Не падайте в обморок, но мы все под колпаком у Мюллера.
— Так они могут опознать только рейхсфюрера. Ваша форма их сбивает. — Какая форма? — Ваша генеральская форма. — Ничего, не собьёт. Что мне, голым, что ли, сидеть здесь?!
Те, кому я беспрекословно верю, открыто говорят друг с другом о трагизме положения, о тупости наших военных, о кретинизме Риббентропа, о болване Геринге, о том страшном, что ждет нас всех, если русские ворвутся в Берлин... А Штирлиц отвечает: «Ерунда, все хорошо, дела развиваются нормально».
— Они думают, если я не провалился за эти двадцать лет, значит, я всесилен. Хорошо бы мне стать заместителем Гиммлера. Или вообще пробиться в фюреры. Хайль Штирлиц. Я становлюсь брюзгой? — Ничего, тебе идёт.
— Все настолько глупо и непрофессионально, что работать практически совершенно невозможно. Невозможно понять логику непрофессионала. — А может, он хитрый профессионал?
— Что бы вы хотели узнать? — Например, когда кончится война. — Она уже кончилась. — Да? — В известном смысле — да. Если бы мы это поняли раньше, было бы лучше для нас всех.
Разведчик или сдается сразу, или не сдается вовсе, за исключением редких случаев, после применения особых методов головорезами Мюллера.
Никто так быстро не теряет профессионализма, как политик, лишенный власти.

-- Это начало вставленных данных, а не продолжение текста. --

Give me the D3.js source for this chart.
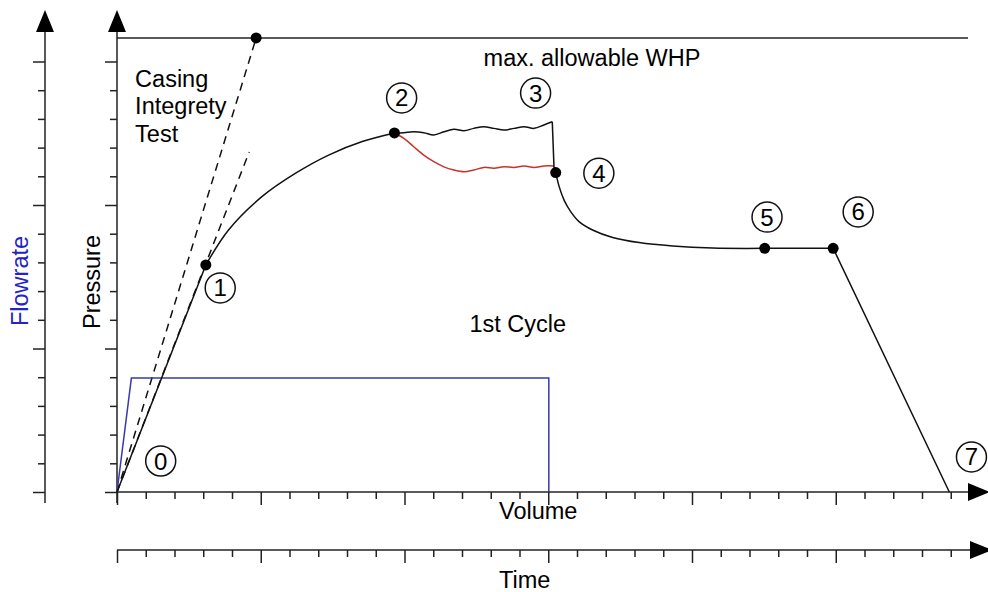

Смерть от жизни отличается двумя факторами: объемом и движением. Живой обитает в закрытом помещении значительно большем, чем гроб, и имеет возможность это помещение, называемое домом, семейным очагом, клиникой для душевнобольных, бардаком, парламентом, время от времени покидать или, наоборот, посещать. Вся разница.